Rousseau’s soul is restless and yearning, forever trying to build heaven on earth. It speaks in the language of compassion and moral purity, but its sandy foundation cannot bear the crooked timber of humanity. It insists that if men were only unrestrained, they would be naturally good, that the noble savage, freed from law and hierarchy, would live in moral harmony. But man unrestrained does not become noble; he becomes cruel. Rousseau’s paradise dissolves the moment it touches reality. He demanded virtue without grace or self-control, order without God, and ended by justifying tyranny in the name of love.
Voltaire’s soul is skeptical, wry, and pragmatic. It does not believe men can be perfected, only governed wisely. He recommended institutions instead of utopias — parliaments, courts, schools, republics — all designed to restrain power rather than sanctify it.

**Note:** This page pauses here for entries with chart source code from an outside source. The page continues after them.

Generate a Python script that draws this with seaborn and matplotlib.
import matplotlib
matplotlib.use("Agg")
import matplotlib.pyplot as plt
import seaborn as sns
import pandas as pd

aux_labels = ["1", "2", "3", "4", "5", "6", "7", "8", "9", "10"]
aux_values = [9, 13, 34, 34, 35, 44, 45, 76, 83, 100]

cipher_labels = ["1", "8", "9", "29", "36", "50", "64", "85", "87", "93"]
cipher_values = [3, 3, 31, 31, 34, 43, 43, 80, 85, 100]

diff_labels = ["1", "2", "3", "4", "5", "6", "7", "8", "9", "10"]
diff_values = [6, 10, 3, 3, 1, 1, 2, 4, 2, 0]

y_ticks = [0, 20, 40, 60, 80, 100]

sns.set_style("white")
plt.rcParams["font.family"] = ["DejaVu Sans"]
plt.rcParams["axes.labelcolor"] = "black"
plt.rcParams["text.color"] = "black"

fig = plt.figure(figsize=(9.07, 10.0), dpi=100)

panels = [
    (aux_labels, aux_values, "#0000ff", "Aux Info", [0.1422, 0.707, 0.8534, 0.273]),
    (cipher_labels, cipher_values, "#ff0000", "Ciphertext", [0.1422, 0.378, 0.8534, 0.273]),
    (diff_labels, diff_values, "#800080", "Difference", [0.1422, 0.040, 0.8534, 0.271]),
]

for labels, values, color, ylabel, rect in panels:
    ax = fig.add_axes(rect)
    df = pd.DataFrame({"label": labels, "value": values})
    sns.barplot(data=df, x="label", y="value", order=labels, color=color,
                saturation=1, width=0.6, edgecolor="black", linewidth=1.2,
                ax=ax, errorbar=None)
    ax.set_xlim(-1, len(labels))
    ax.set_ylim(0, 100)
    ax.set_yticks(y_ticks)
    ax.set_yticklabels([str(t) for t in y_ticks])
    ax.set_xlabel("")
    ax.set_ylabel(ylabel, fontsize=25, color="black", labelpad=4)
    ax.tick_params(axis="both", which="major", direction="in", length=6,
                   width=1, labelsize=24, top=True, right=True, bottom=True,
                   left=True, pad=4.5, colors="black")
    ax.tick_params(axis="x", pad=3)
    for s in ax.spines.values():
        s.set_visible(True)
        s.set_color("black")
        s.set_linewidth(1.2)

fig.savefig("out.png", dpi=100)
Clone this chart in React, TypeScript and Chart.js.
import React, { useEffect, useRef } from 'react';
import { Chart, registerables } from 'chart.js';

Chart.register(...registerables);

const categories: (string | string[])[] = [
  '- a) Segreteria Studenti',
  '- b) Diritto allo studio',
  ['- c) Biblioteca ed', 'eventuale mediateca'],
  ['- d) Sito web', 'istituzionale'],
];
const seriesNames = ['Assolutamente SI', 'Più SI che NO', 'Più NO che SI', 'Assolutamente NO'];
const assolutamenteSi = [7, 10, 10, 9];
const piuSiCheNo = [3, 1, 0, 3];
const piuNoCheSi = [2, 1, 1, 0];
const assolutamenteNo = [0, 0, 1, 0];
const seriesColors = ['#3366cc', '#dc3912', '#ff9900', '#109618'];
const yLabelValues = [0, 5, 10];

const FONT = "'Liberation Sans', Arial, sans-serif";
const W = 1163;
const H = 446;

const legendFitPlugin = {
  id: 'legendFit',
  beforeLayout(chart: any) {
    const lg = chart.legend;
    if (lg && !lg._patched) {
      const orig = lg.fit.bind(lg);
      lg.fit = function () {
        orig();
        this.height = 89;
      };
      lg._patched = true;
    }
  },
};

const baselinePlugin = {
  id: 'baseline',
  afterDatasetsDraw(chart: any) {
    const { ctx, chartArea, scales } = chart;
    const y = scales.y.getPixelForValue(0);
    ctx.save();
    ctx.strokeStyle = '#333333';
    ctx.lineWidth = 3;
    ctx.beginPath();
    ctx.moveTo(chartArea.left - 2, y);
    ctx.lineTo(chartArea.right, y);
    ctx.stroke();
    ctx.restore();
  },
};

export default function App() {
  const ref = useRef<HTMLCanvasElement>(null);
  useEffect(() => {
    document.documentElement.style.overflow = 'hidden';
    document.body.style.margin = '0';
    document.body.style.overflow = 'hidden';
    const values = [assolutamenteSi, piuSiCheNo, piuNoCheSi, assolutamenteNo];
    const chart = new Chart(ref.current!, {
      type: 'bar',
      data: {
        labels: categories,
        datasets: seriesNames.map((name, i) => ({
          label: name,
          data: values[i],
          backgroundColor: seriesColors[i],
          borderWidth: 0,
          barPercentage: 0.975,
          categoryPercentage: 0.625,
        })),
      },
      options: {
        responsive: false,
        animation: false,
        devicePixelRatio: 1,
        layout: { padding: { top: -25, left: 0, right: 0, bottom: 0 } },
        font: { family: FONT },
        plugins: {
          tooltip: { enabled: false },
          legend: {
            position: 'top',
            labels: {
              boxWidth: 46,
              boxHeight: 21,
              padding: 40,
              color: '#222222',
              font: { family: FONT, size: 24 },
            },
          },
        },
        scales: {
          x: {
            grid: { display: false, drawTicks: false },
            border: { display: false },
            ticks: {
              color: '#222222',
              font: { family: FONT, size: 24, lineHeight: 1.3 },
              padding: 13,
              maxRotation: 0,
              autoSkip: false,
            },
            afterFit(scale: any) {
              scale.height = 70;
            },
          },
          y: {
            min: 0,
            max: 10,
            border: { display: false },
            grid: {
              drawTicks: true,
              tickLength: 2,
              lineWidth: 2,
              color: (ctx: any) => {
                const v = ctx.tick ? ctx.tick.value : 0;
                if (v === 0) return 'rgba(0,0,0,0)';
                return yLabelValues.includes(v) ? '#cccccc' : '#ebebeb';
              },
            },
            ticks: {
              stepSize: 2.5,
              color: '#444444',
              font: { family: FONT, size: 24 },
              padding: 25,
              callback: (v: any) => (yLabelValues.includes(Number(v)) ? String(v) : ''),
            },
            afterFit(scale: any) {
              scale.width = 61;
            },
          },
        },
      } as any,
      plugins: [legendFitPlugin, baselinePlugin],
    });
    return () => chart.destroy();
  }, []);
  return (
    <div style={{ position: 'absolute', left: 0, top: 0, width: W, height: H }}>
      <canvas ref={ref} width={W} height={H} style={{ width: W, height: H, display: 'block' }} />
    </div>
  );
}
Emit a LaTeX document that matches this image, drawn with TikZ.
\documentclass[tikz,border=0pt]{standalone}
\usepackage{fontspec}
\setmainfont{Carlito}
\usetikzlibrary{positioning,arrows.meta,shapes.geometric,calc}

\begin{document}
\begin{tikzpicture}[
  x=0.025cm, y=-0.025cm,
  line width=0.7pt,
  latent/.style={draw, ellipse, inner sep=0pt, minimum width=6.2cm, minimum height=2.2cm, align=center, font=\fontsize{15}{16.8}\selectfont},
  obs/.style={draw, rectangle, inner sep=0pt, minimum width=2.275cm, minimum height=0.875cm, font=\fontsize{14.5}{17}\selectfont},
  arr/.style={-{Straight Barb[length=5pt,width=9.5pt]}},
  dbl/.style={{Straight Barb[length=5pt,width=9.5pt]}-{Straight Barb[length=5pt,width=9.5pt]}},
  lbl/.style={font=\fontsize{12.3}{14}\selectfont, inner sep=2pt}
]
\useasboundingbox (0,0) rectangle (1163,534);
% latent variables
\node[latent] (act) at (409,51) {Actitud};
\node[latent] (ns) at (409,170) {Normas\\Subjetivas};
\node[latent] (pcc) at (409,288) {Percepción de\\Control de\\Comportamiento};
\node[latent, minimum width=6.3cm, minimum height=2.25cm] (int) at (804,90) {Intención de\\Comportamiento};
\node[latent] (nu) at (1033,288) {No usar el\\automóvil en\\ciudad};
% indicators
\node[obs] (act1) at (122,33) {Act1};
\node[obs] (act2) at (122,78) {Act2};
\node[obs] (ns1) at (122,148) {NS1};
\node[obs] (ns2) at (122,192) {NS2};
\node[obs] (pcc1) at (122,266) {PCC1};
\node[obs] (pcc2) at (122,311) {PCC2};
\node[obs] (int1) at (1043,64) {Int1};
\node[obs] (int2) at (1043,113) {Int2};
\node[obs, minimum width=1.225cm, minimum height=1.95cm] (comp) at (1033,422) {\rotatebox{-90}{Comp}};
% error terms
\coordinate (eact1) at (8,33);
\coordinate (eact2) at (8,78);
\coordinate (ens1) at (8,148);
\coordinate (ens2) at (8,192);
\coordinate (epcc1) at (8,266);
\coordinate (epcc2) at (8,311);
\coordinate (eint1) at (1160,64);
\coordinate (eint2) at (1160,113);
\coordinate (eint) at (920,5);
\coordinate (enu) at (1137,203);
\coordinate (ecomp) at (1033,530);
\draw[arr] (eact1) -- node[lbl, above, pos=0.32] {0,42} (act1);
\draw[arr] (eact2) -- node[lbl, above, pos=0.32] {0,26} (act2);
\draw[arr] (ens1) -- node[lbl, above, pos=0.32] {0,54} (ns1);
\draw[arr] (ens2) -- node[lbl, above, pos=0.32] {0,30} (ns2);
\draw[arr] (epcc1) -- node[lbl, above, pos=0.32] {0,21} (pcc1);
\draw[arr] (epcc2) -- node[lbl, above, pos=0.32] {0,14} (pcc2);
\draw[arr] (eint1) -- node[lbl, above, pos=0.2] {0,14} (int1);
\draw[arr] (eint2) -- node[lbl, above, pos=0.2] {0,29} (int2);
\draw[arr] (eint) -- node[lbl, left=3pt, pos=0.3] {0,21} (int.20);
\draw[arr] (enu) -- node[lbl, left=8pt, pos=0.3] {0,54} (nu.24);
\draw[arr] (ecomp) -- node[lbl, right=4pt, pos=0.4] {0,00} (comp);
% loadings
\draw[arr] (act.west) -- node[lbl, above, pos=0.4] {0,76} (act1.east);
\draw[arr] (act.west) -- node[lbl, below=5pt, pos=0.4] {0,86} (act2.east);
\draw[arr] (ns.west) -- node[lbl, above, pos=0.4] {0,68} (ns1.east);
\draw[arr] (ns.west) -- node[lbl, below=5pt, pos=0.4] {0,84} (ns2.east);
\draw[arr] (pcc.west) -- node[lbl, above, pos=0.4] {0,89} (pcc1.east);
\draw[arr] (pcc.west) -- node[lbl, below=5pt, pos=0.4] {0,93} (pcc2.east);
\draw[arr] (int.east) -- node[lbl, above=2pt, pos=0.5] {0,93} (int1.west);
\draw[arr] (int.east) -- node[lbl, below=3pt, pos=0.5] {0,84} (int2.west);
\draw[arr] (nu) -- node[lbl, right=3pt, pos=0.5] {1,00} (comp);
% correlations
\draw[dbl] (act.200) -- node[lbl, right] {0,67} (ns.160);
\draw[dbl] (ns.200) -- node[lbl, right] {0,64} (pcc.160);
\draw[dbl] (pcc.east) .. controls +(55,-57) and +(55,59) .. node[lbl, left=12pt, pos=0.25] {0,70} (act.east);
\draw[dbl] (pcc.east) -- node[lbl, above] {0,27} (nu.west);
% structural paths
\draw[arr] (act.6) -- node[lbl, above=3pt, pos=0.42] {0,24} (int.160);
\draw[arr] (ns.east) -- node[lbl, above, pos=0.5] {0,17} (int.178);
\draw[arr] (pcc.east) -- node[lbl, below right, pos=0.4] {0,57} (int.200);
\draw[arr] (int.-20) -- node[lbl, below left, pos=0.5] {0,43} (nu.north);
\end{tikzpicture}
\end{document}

He understood that law, not impulse, guards liberty; that freedom exists only where order holds. He never mistook mankind for the angels, which is why his vision still works when put to the test.
The quarrel between these two souls is the quarrel of civilization itself. Every age rediscovers it; every generation chooses a side. The totalitarian and the republican, the zealot and the citizen, the censor and the free mind, all trace their lineage back to that moment when two men looked at the same Europe and saw opposite meanings in the word freedom.
We live in the long echo of their disagreement. The mobs that howl for purity, the bureaucracies that promise justice, the fragile liberties still defended in courts and classrooms, all are their legacy. Rousseau’s chains still rattle; Voltaire’s candle still burns.
True liberty lies in Voltaire’s vision: freedom bounded by law, conscience, and humility. Rousseau’s heart ached for justice, but his cure mistook emotion for truth. Voltaire, for all his sarcasm and sin, saw humanity as it is in all its grand imperfection and loved it enough to govern it wisely. Civilization survives only when his light outshines Rousseau’s fire. For without restraint, freedom dies, and only within order does it endure.